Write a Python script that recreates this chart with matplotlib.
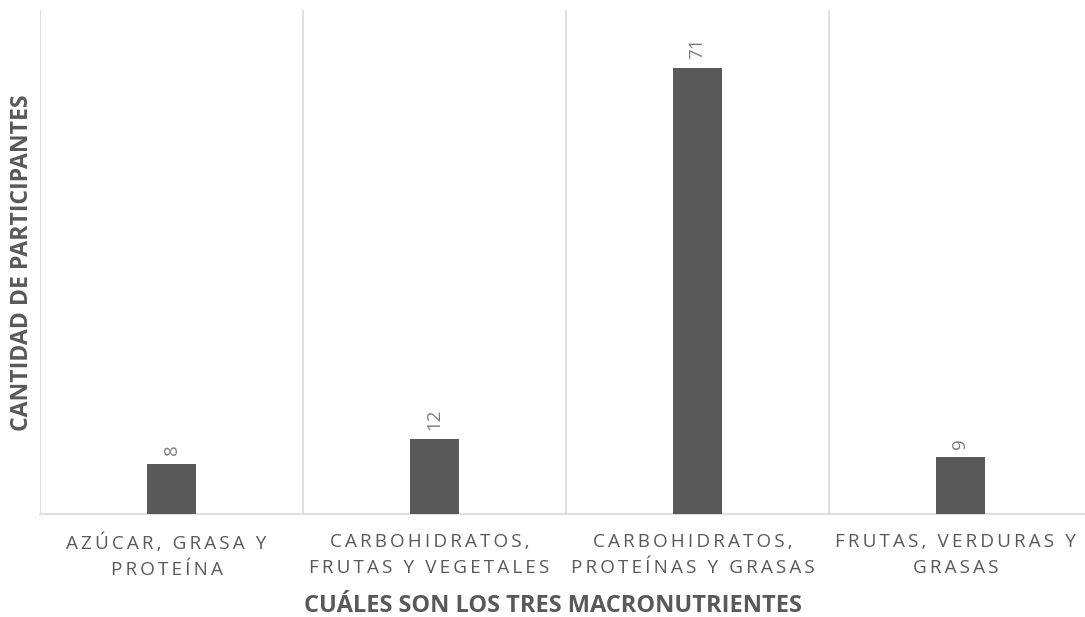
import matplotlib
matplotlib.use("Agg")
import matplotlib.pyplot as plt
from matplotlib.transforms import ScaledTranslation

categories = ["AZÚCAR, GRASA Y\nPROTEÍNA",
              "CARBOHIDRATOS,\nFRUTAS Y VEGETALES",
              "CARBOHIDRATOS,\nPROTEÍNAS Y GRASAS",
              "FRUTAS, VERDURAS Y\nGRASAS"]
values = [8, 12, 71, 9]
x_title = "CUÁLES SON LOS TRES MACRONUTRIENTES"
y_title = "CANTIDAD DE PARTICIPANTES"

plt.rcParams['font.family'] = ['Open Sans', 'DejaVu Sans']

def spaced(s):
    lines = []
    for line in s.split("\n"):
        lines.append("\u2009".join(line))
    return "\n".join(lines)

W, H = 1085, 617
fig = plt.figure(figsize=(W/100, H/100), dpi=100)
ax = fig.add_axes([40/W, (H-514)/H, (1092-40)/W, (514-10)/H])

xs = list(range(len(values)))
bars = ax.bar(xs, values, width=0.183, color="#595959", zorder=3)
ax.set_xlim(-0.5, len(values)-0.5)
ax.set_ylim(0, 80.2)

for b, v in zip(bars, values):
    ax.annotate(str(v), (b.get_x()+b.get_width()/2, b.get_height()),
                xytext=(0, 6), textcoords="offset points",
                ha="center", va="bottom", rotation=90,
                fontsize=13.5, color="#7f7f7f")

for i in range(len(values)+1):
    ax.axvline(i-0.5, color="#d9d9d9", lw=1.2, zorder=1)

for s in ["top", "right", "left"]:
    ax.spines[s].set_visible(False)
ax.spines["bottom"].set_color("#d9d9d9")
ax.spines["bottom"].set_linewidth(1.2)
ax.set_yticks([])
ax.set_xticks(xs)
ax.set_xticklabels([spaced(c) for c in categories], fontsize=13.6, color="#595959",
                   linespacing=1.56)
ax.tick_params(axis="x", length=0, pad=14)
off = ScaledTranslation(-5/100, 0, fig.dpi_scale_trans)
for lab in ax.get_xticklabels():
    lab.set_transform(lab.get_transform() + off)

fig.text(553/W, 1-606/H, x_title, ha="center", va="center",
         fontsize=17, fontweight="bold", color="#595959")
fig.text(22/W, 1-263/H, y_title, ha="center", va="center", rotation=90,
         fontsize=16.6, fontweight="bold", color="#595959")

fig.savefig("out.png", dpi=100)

--------------------------------------------------

> What you should do
Repeat, exactly and in full, each line from the start of the data to the line that contains "from matplotlib.transforms import". Pictures do not go in.

> Solution for this problem
Write a Python script that recreates this chart with matplotlib.
import matplotlib
matplotlib.use("Agg")
import matplotlib.pyplot as plt
from matplotlib.transforms import ScaledTranslation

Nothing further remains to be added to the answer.